Can AI Help Prevent Sexual Assault in Rideshare Services?

Rideshare driver transporting a passenger, illustrating AI-driven safety monitoring and predictive risk modeling in ride-hailing services.
Summary: Rideshare companies say their safety tools protect passengers, but lawsuits often argue those tools react after harm occurs. Technology journalist Erika Balla explores whether predictive AI could spot warning patterns early, how that could change corporate liability, and why privacy and bias concerns matter as much as the algorithms.

Erika Balla, a technology journalist for The AI Journal, recently examined a question at the crossroads of artificial intelligence, passenger safety, and corporate accountability: can predictive risk modeling help prevent sexual assault in rideshare services before harm occurs? As Uber and Lyft continue to face mounting litigation tied to passenger assaults, the conversation is shifting away from purely reactive safety tools toward proactive, data-driven prevention. The issue is no longer just technological; it is legal, ethical, and deeply human.

Rideshare platforms have traditionally relied on familiar safeguards such as driver background checks during onboarding, passenger rating systems, and post-incident reporting mechanisms. While widely promoted, critics argue these measures primarily respond after misconduct has already taken place. Lawsuits filed by survivors often allege that warning signs were missed or that patterns of concerning behavior did not trigger timely intervention. Once an assault occurs, no rating system or reporting feature can reverse the trauma.

Predictive risk modeling, a branch of AI that analyzes patterns within large datasets to identify elevated risk, offers a fundamentally different approach. Instead of waiting for a severe allegation, machine learning systems could evaluate clusters of minor complaints, repeated low ratings associated with behavioral feedback, unusual ride cancellations, route deviations, time-of-day risk concentrations, and anomalies in driver-passenger interactions. The objective is early detection of patterns that may signal heightened danger.

In theory, AI-driven early warning systems could flag drivers whose behavior raises concern across multiple rides, even when individual complaints appear insignificant. Real-time route monitoring could detect unexpected deviations and trigger automated passenger safety check-ins or alerts to internal safety teams. Continuous behavioral monitoring could supplement static background checks by incorporating updated criminal data and evolving feedback trends. Together, these tools could move rideshare safety from a one-time screening model toward an ongoing risk assessment framework.

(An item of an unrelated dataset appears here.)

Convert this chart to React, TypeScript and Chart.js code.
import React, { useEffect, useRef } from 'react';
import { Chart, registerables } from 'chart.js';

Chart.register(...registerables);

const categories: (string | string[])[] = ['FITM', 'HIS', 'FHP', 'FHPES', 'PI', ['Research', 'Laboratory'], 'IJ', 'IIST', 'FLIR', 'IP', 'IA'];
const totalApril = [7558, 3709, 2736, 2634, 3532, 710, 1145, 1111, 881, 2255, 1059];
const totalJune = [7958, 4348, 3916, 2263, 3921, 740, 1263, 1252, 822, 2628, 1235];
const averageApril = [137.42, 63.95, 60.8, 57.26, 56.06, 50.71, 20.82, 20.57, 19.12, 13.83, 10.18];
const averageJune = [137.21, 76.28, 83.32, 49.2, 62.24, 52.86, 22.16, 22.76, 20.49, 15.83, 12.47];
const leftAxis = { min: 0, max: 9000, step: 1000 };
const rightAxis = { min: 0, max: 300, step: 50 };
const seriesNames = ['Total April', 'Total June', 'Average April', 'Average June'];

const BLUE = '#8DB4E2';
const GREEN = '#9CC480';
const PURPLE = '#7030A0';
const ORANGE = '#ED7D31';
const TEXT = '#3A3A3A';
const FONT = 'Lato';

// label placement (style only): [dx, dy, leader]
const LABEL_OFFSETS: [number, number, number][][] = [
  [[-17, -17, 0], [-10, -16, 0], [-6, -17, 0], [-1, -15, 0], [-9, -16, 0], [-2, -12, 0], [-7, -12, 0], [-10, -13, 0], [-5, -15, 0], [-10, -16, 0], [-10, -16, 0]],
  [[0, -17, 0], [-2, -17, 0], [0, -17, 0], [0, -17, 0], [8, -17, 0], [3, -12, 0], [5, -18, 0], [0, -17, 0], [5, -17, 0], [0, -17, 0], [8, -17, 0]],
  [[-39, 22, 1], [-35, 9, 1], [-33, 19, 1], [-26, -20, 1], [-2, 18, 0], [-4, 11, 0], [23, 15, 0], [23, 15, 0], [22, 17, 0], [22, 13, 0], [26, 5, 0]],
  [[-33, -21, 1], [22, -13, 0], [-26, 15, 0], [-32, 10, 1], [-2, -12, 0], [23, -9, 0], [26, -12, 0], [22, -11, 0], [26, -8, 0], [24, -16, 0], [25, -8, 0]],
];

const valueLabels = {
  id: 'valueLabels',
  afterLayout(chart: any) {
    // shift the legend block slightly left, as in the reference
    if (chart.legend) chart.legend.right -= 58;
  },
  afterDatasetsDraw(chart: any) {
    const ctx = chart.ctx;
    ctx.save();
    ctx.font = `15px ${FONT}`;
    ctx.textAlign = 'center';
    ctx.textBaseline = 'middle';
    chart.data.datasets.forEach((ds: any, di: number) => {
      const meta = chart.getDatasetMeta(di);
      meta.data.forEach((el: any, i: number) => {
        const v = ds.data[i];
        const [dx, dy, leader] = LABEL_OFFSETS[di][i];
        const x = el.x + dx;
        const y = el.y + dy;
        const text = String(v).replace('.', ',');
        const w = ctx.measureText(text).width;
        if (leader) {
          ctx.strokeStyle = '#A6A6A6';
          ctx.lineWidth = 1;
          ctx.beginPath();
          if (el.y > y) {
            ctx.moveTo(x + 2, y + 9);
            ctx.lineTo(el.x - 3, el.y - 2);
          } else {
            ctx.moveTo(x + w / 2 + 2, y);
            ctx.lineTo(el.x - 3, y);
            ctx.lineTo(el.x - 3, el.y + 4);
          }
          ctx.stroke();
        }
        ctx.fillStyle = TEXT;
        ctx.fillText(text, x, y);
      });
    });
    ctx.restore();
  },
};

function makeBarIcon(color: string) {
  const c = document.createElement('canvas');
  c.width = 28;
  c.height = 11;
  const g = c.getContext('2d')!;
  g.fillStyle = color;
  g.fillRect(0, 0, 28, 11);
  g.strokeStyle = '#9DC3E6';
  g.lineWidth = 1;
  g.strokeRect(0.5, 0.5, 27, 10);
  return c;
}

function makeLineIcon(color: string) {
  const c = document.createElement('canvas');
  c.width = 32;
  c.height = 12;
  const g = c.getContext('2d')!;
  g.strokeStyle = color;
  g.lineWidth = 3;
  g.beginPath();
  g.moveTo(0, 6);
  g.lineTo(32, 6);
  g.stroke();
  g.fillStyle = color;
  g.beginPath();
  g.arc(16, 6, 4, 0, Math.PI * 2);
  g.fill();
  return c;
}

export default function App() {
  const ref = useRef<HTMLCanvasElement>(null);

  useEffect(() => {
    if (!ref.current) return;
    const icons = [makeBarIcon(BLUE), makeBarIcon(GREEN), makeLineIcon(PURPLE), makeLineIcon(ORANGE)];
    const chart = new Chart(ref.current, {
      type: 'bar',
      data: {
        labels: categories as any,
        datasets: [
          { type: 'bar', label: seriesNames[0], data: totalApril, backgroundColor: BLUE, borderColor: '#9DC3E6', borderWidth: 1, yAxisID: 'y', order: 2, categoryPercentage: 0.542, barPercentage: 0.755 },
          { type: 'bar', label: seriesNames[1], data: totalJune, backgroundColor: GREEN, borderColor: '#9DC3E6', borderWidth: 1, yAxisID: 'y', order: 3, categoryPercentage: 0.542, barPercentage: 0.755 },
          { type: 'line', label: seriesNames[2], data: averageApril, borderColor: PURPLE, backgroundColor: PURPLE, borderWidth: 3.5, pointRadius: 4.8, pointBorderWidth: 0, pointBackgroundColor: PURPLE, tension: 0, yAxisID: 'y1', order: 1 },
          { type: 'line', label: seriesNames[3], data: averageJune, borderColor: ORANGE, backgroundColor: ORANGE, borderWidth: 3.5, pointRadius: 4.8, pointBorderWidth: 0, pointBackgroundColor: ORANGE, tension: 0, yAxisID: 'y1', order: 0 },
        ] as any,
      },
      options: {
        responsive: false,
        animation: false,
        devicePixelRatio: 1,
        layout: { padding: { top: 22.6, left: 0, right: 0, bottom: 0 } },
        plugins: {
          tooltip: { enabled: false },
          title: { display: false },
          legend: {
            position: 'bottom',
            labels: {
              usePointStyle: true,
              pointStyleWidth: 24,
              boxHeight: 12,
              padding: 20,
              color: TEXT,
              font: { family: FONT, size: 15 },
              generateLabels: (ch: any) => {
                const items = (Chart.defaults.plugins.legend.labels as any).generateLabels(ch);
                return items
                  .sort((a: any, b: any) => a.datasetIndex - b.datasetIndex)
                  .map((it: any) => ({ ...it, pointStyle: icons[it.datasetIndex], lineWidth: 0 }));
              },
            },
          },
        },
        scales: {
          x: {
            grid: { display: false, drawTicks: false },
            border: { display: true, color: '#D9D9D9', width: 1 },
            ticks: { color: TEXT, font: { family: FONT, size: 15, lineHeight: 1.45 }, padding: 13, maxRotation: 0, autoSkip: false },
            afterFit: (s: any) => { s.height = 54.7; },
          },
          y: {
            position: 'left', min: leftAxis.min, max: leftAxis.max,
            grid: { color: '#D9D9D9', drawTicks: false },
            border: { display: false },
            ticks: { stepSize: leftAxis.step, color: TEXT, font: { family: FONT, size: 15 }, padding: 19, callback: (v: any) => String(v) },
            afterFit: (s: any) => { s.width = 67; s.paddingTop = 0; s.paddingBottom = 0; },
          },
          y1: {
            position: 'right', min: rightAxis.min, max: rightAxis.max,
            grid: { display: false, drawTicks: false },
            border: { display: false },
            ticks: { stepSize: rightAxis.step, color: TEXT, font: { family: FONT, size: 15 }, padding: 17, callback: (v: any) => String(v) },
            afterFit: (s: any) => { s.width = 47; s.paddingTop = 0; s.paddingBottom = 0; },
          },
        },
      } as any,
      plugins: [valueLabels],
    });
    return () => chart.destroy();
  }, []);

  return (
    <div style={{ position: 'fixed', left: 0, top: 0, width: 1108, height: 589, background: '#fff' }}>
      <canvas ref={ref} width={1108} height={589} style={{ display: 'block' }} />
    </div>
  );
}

However, as Balla highlights, the adoption of predictive systems also reshapes legal accountability. In courtrooms increasingly filled with rideshare assault cases, attorneys may question whether companies had AI tools capable of identifying risk, whether alerts were generated, and whether intervention protocols were followed. Effective deployment of predictive modeling could demonstrate proactive safety efforts, while failure to act on AI-generated warnings may amplify claims of negligence. Technology intended to reduce liability could itself become evidence.

Ethical and privacy concerns further complicate the landscape. Expanded behavioral monitoring raises difficult questions about how much surveillance is appropriate, whether algorithms could introduce bias, how risk scoring systems should be audited, and what level of transparency companies owe to drivers and passengers. Safeguards designed to protect riders must not inadvertently create discriminatory outcomes or opaque decision-making processes. Balancing safety, fairness, and privacy remains one of the most complex challenges in responsible AI adoption.

The growing volume of sexual assault lawsuits against rideshare companies may accelerate investment in predictive safety technologies, potentially transforming them from optional innovations into regulatory expectations or industry standards. Predictive risk modeling could emerge as both a competitive advantage and a liability mitigation strategy. Yet technology alone cannot solve the broader cultural and systemic issues surrounding sexual violence. AI may identify patterns, but human decision-makers must still determine how to act.

Ultimately, if rideshare platforms are built on algorithms, data, and machine learning, those same technologies may become central to preventing their most serious safety failures. Whether predictive risk modeling fulfills that promise will depend not only on engineering capability, but on corporate commitment, regulatory oversight, and a sustained focus on survivor-centered safety.